This story begins in medias res, as if, like Pegman on Google’s Street View, the reader is dragged and dropped into the narrative on a sizzling Japanese beach, “…and so my timing was thrown off. And so a space opened in my emotions.” These are the summers we all can’t quite remember – the summer of our burgeoning sexuality, of our changing bodies in our brand-new swimsuits, of our crushing crushes and fizzing desires, of being stung by jellyfish, burned by the sun and scorched by first love.

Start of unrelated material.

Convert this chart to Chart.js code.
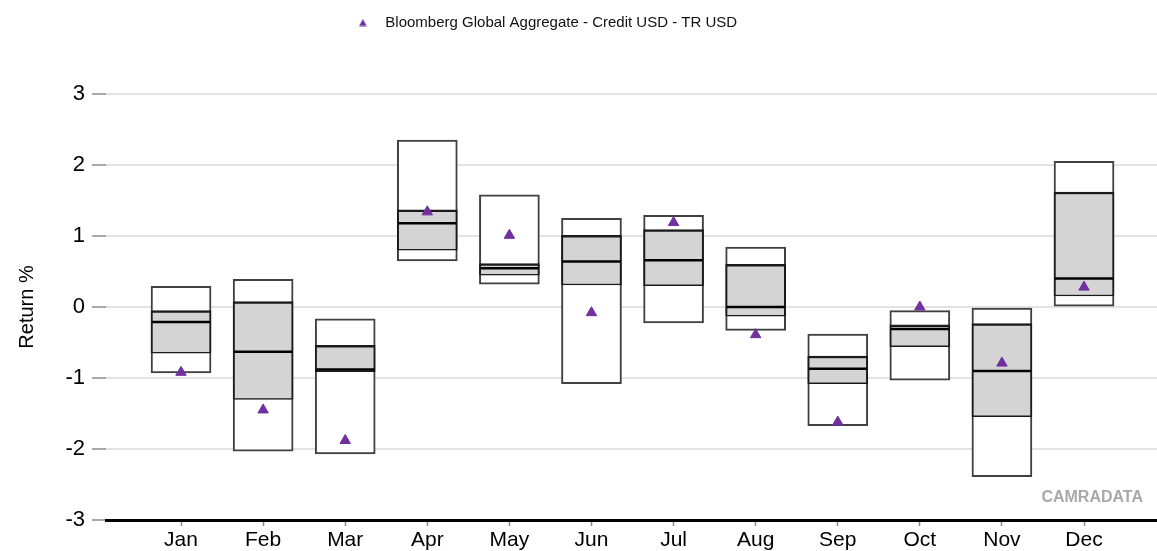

Yūko Tsushima (1947-2016) was the daughter of the extraordinary Japanese novelist Osamu Dazai (check out his No Longer Human in all its Japanese existential autobiographical angst). Her father had left the family home to live with his mistress and, just after Yūko’s first birthday, he and his lover had committed suicide by drowning themselves in the Tamagawa Aqueduct. There is a lot of water in Tsushima’s work, a lot of death, a lot of missing fathers, and her fiction concentrates on abandoned woman fighting their way in a misogynist society, a feminist viewpoint against a male-dominated society.
The story has similarities to Yukio Mishima’s ‘Death in Midsummer’, which also concerns sunburns, sandcastles, the sea, death, fathers and also has a character called Keiko. Tsushima’s work is sparse and incandescent, dreamlike while dealing with real problems. For further reading, go to Territory of Light and Child of Fortune, both Penguin Modern Classics. Another of her summer stories I could have chosen – ‘The Watery Realm’ – is in the pocket-sized Penguin Modern series along with ‘Of Dogs and Walls’.